**Exercise requirements:**
In the material below, count the lines with the word "this" and state that number only.

**Supplied records:**

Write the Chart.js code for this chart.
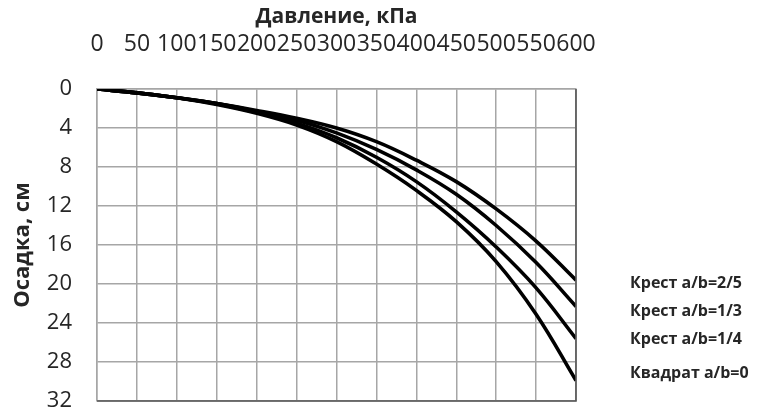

---

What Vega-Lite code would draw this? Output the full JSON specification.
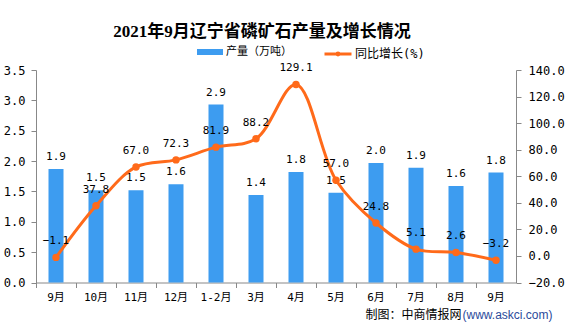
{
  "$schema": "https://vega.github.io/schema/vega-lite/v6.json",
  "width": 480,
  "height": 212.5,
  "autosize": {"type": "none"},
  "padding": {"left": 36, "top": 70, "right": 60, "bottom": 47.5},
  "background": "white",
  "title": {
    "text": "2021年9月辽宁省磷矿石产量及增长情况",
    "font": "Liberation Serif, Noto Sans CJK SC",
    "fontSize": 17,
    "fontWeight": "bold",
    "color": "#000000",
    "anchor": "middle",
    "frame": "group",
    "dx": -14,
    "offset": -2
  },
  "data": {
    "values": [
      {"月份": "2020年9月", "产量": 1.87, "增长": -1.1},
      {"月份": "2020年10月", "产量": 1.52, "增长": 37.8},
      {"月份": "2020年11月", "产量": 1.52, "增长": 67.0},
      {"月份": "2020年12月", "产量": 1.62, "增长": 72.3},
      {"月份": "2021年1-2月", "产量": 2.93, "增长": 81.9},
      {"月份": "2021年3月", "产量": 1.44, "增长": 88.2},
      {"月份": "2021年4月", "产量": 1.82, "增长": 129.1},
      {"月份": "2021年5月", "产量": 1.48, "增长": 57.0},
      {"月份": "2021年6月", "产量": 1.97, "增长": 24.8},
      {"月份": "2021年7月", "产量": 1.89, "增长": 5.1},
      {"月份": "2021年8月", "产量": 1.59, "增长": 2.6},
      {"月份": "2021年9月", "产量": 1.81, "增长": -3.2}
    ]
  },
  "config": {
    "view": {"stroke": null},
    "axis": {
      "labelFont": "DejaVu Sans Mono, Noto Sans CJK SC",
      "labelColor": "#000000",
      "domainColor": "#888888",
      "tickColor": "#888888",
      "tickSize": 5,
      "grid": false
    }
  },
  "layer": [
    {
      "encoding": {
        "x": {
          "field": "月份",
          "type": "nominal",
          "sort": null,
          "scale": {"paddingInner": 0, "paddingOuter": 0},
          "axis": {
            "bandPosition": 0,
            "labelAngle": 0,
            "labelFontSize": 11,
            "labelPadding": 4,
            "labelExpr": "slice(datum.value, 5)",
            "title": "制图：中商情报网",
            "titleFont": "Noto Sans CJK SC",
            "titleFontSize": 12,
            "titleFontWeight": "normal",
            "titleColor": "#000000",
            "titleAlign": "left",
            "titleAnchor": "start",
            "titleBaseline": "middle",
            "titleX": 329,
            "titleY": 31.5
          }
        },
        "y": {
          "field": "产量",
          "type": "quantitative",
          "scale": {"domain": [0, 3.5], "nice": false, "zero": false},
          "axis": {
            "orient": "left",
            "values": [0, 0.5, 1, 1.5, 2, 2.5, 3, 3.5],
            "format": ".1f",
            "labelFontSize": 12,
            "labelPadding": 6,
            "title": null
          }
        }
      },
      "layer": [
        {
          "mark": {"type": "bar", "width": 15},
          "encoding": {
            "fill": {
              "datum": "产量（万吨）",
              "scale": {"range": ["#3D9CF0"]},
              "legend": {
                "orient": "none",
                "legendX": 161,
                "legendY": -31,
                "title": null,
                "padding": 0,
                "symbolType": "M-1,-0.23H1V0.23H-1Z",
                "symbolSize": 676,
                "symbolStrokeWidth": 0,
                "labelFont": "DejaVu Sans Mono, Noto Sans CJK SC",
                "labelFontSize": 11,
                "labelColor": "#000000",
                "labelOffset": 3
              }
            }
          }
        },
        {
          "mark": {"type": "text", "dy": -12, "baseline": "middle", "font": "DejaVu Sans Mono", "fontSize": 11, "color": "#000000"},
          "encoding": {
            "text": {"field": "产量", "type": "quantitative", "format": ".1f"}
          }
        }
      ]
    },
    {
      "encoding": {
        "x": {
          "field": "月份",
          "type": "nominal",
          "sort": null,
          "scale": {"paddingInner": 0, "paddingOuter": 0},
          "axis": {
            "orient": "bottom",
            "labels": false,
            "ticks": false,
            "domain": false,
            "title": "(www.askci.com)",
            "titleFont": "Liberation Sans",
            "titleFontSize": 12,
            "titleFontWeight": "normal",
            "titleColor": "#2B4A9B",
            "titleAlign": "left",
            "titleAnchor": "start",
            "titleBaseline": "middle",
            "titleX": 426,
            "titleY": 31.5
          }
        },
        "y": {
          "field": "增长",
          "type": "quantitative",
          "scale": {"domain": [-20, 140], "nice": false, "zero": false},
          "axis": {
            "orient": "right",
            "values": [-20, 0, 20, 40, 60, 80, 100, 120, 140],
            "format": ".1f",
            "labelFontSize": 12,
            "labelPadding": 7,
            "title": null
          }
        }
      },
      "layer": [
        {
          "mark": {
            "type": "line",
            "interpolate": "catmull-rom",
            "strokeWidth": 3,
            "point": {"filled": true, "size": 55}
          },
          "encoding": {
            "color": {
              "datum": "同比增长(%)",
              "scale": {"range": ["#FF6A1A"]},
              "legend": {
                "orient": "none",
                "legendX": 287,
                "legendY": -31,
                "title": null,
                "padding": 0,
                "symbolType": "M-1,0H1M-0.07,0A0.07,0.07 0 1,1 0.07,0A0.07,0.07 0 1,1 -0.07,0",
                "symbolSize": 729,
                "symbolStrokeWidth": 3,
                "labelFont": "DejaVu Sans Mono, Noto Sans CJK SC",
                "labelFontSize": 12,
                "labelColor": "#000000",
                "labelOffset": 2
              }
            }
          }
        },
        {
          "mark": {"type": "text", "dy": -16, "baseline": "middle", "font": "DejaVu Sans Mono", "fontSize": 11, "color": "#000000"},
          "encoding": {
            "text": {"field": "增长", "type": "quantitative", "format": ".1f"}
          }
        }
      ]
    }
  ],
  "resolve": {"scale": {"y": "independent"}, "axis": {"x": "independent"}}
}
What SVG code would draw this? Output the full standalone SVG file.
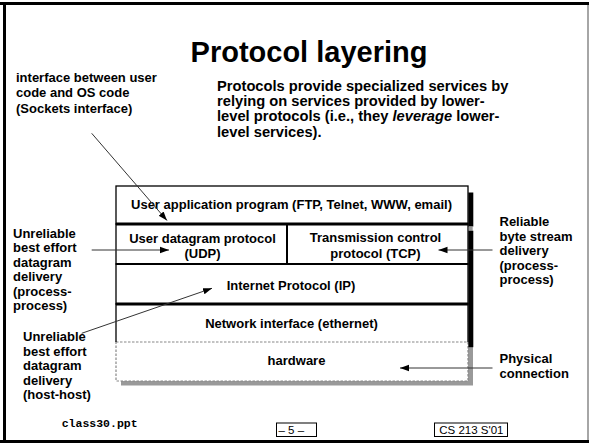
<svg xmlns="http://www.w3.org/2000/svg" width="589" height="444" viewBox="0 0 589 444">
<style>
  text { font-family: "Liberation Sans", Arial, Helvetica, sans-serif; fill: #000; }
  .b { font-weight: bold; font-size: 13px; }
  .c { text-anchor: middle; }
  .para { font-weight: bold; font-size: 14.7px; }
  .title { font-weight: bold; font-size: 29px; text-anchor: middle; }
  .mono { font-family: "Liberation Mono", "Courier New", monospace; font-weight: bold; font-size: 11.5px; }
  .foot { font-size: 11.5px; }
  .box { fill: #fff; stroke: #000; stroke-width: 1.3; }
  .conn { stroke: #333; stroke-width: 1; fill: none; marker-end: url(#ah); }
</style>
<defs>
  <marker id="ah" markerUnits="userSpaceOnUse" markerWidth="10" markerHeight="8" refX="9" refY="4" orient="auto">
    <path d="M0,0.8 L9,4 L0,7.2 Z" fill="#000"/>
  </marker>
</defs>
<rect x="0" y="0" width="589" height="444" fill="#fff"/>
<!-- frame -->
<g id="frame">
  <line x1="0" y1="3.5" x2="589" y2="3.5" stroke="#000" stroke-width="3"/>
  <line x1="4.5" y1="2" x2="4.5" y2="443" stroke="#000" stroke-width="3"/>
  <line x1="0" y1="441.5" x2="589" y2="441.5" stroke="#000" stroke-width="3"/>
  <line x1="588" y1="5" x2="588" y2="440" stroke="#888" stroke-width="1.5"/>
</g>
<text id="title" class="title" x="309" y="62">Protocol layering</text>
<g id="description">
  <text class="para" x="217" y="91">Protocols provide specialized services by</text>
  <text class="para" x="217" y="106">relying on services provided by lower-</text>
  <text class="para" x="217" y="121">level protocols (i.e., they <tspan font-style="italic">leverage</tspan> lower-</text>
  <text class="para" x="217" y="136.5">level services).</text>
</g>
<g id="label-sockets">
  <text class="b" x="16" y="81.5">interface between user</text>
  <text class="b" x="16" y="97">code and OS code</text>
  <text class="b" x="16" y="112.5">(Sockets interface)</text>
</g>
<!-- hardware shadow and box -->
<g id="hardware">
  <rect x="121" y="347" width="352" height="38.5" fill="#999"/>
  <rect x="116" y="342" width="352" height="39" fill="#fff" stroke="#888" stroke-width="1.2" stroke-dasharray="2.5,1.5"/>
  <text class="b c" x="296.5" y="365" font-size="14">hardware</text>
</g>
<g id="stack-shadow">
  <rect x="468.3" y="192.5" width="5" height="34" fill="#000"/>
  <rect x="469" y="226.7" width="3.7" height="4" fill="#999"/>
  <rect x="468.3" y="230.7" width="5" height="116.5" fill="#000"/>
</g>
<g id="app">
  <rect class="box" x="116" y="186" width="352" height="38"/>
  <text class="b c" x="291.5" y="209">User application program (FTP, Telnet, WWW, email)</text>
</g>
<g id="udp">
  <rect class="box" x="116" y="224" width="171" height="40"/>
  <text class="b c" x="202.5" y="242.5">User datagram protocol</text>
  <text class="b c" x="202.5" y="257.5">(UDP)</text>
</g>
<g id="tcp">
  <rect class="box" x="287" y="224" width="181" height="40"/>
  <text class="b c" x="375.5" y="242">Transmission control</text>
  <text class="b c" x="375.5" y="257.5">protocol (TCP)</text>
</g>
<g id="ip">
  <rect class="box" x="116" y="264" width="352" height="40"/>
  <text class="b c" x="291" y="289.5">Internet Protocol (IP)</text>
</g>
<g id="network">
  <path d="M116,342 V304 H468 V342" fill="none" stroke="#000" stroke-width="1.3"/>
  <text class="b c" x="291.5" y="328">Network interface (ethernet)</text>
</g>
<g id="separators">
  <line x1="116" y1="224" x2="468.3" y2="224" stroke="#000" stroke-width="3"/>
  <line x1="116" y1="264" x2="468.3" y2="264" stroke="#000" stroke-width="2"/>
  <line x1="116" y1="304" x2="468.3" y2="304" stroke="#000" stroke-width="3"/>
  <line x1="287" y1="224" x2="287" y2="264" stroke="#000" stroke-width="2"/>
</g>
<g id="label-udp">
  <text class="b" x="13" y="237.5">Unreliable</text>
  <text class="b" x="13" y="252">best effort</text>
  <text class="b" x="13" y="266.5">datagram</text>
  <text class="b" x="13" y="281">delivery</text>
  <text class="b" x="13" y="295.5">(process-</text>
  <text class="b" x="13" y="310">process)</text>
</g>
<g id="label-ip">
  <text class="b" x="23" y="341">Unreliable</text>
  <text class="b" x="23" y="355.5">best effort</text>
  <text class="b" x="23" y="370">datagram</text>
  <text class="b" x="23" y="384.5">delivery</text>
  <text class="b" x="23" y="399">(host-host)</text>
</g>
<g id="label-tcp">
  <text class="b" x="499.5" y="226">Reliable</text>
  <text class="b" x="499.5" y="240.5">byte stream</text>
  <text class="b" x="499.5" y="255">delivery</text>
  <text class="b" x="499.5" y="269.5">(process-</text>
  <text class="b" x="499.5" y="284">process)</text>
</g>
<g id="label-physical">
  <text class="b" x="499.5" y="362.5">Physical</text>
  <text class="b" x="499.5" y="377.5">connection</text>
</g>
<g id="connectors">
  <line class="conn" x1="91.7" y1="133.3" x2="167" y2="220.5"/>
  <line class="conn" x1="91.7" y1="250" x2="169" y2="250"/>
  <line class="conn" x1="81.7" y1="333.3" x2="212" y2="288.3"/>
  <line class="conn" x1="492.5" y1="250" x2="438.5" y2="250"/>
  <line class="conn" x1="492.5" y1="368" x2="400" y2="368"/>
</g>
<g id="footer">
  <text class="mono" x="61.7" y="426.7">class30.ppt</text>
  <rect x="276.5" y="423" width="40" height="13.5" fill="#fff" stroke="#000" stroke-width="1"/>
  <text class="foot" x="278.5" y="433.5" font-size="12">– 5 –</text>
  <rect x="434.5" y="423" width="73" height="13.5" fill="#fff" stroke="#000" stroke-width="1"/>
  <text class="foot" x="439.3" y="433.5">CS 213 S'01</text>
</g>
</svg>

**Task result:**
3